Es evidente que algunas personas están mucho más llenas de prejuicios que otras, pero en última instancia todos padecemos alguna de estas ofuscaciones idiotizantes. Ni siquiera las mejores cabezas se salvan de este oprobio; nuestros grandes escritores del Siglo de Oro, por ejemplo, atacaban implacablemente a los judíos, porque los prejuicios personales suelen coincidir con los sociales. Por no hablar de los prejuicios machistas, que han sido (y aún son) tan extendidos y tan profundos que han originado perlas de una mentecatez extraordinaria. Por ejemplo, el gran Darwin, mi querido y admirado Darwin, padre de la teoría de la evolución, un intelectual radicalmente honesto que se esforzó en repensar la realidad más allá de los tópicos y las conveniencias, escribió sin embargo lo que sigue: "Se admite generalmente que en la mujer los poderes de la intuición, la percepción y quizá la imitación son más señalados que en el hombre, pero algunas de estas facultades, al menos, son características de las razas inferiores y, por consiguiente, de un estado de civilización pasado y menos desarrollado". El formidable Kant, que no era precisamente un imbécil, dijo que "el estudio laborioso y las arduas reflexiones, incluso en el caso de que una mujer tenga éxito al respecto, destrozan los méritos propios de su sexo". Y Rousseau llegó a asegurar que "una mujer sabia es un castigo para su esposo, sus hijos, para todo el mundo".

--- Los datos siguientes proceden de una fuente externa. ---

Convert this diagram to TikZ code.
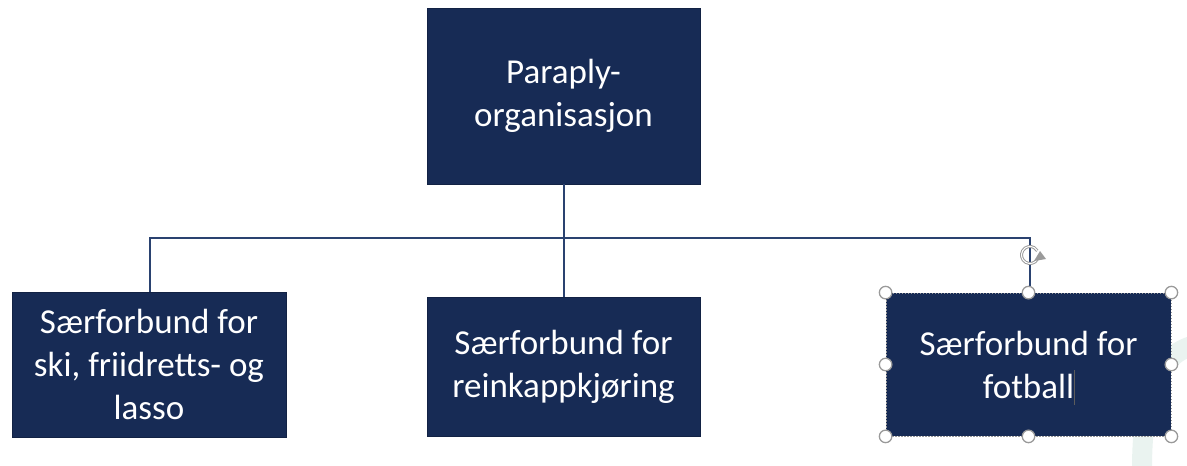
\documentclass[tikz,border=0pt]{standalone}
\usepackage{fontspec}
\setmainfont{Carlito}
\usetikzlibrary{arrows.meta}
\definecolor{boxnavy}{HTML}{172B55}
\definecolor{linenavy}{HTML}{2A4270}
\definecolor{handlegray}{HTML}{9A9A9A}
\definecolor{wmark}{HTML}{EAF3F0}
\tikzset{
  orgbox/.style={rectangle, fill=boxnavy, draw=boxnavy!80!black, line width=0.8pt,
    text=white, align=center, inner sep=0pt,
    font=\fontsize{35}{43}\selectfont},
  conn/.style={draw=linenavy, line width=1.6pt},
  handle/.style={circle, draw=handlegray, fill=white, line width=1.3pt, minimum size=12.5pt, inner sep=0pt}
}
\begin{document}
\begin{tikzpicture}[x=1pt,y=-1pt]
\useasboundingbox (0,0) rectangle (1187,466);
% faint watermark
\draw[wmark, line width=20pt] (1142,470) .. controls (1142,400) and (1155,355) .. (1195,345);
% boxes
\node[orgbox, minimum width=273pt, minimum height=176pt] (top) at (563.5,96) {Paraply-\\organisasjon};
\node[orgbox, minimum width=274pt, minimum height=145pt] (left) at (149,364.5) {Særforbund for\\ski, friidretts- og\\lasso};
\node[orgbox, minimum width=273pt, minimum height=139pt] (mid) at (563.5,366.5) {Særforbund for\\reinkappkjøring};
\node[orgbox, minimum width=285pt, minimum height=143pt, draw=handlegray, dashed, dash pattern=on 1.5pt off 1.5pt] (right) at (1028.5,364.5) {Særforbund for\\fotball};
% connectors
\coordinate (j) at (564,238);
\draw[conn] (top.south -| j) -- (j);
\draw[conn] (j) -- (mid.north -| j);
\draw[conn] (j) -| (left.north -| 150,0);
\draw[conn] (j) -| (right.north -| 1030,0);
% text cursor
\draw[handlegray!60!black, line width=0.8pt] (1074,370) -- (1074,405);
% rotation handle
\draw[handlegray, line width=3pt] (1030,255) ++(30:8.5) arc (30:330:8.5);
\draw[white, line width=1pt] (1030,255) ++(30:8.5) arc (30:330:8.5);
\fill[handlegray] (1040,251) -- (1046,259) -- (1034,261) -- cycle;
% selection handles
\foreach \a in {north west, north, north east, west, east, south west, south, south east}
  \node[handle] (h\a) at (right.\a) {};
\end{tikzpicture}
\end{document}
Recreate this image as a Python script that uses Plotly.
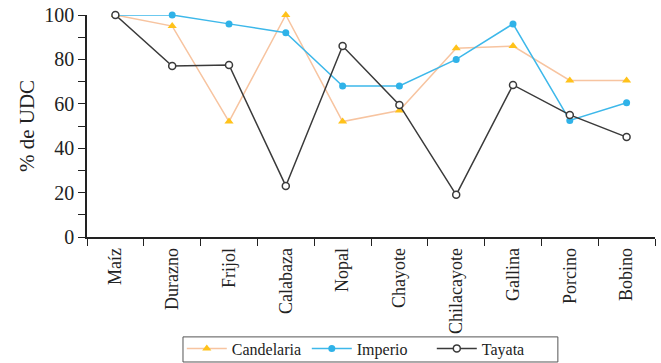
import plotly.graph_objects as go

categorias = ["Maíz", "Durazno", "Frijol", "Calabaza", "Nopal", "Chayote",
              "Chilacayote", "Gallina", "Porcino", "Bobino"]
candelaria = [100, 95, 52, 100, 52, 57, 85, 86, 70.5, 70.5]
imperio = [100, 100, 96, 92, 68, 68, 80, 96, 52.5, 60.5]
tayata = [100, 77, 77.5, 23, 86, 59.5, 19, 68.5, 55, 45]

FONT = "Liberation Serif"
fig = go.Figure()

fig.add_trace(go.Scatter(
    x=categorias, y=candelaria, name="Candelaria", mode="lines+markers",
    line=dict(color="#F7C4A0", width=1.5),
    marker=dict(symbol="triangle-up", size=8, color="#FFC21A"),
    cliponaxis=False,
))
fig.add_trace(go.Scatter(
    x=categorias, y=imperio, name="Imperio", mode="lines+markers",
    line=dict(color="#3DB8EA", width=1.5),
    marker=dict(symbol="circle", size=7, color="#2FB2E8"),
    cliponaxis=False,
))
fig.add_trace(go.Scatter(
    x=categorias, y=tayata, name="Tayata", mode="lines+markers",
    line=dict(color="#3A3A3A", width=1.5),
    marker=dict(symbol="circle", size=7, color="white",
                line=dict(color="#3A3A3A", width=1.5)),
    cliponaxis=False,
))

fig.update_layout(
    width=661, height=363,
    margin=dict(l=87, r=6, t=15, b=126),
    paper_bgcolor="white", plot_bgcolor="white",
    font=dict(family=FONT, size=18, color="#222222"),
    showlegend=True,
    legend=dict(
        orientation="h", x=0.497, xanchor="center",
        yref="container", y=0.04, yanchor="middle",
        bgcolor="rgba(0,0,0,0)", borderwidth=0,
        font=dict(family=FONT, size=16, color="#222222"),
        itemwidth=40, tracegroupgap=0,
        entrywidth=70, entrywidthmode="pixels",
    ),
    # thin frame around the legend row
    shapes=[dict(
        type="rect", xref="paper", yref="paper",
        x0=0.169, x1=0.829, y0=-0.563, y1=-0.450,
        line=dict(color="#555555", width=1), fillcolor="rgba(0,0,0,0)",
        layer="below",
    )],
)

fig.update_xaxes(
    type="category", range=[-0.5, 9.5], automargin=False,
    showgrid=False, zeroline=False,
    showline=True, linecolor="#222222", linewidth=1.5,
    ticks="outside", tickson="boundaries", ticklen=7,
    tickcolor="#222222", tickwidth=1.2,
    tickangle=-90, tickfont=dict(family=FONT, size=18),
    ticklabelstandoff=2,
)
fig.update_yaxes(
    range=[0, 100], dtick=20, automargin=False,
    showgrid=False, zeroline=False,
    showline=True, linecolor="#222222", linewidth=1.5,
    ticks="outside", ticklen=7, tickcolor="#222222", tickwidth=1.2,
    minor=dict(dtick=10, ticks="outside", ticklen=7,
               tickcolor="#222222", tickwidth=1.2),
    tickfont=dict(family=FONT, size=20),
    title=dict(text="% de UDC", font=dict(family=FONT, size=21), standoff=4),
)

fig.write_html("out.html")
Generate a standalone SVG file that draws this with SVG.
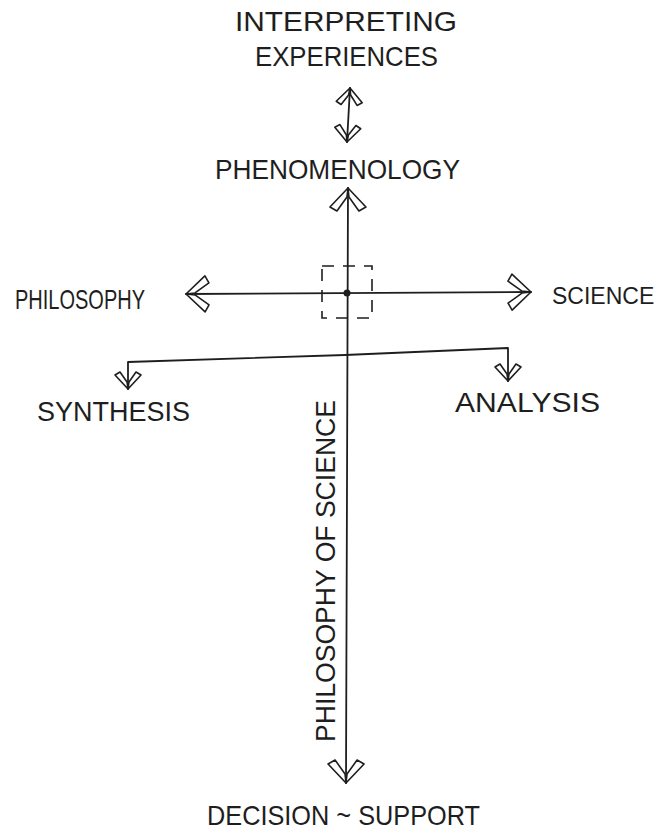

Pero uno de los ejemplos más espectaculares y conmovedores del destrozo que puede producir el prejuicio es la historia del padre Bartolomé de las Casas (en la fotografía), el ardiente defensor de los indígenas frente a la brutalidad de los conquistadores españoles. Lo cuenta muy bien José Manuel Fajardo en su precioso libro Vidas exageradas (Ediciones B), un puñado de biografías sobre personajes extremos. Las Casas dedicó toda su vida a intentar proteger a los pobladores originarios de la brutalidad y la avaricia. Por desgracia, sus esfuerzos tuvieron escaso éxito. Y precisamente una de las pocas recomendaciones de Las Casas que salieron adelante fue algo que el clérigo aconsejó en su juventud: que, para liberar a los indios, se llevaran esclavos negros africanos a América. Espeluzna comprobar que uno de los humanistas más admirables de la Historia fue incapaz de comprender que los negros también eran personas. Pero claro, Las Casas había visto esclavos negros en su niñez y se educó dentro del prejuicio racista.
Sin embargo, hay que decir a favor de Las Casas que creció por encima de su propio prejuicio y acabó superándolo, lo cual es uno de los mayores logros intelectuales y morales que uno puede cumplir. A los 68 años, y hablando de sí mismo en tercera persona, escribió: "El clérigo ha visto después y comprendido que reducir en esclavitud a los negros era tan injusto como en el caso de los indios... y no es seguro si la ignorancia en la que se encontraba en esa materia y su buena fe le servirán como excusa delante del juicio de Dios". Atormentado por la culpa, Las Casas llama buena fe al prejuicio. Para mí, el padre Bartolomé se redimió al vencer su ceguera. Ahora habría que pensar qué es lo que estamos haciendo nosotros con nuestros prejuicios, y, lo que es peor, qué indignidades nos estarán haciendo cometer esos sucios parásitos.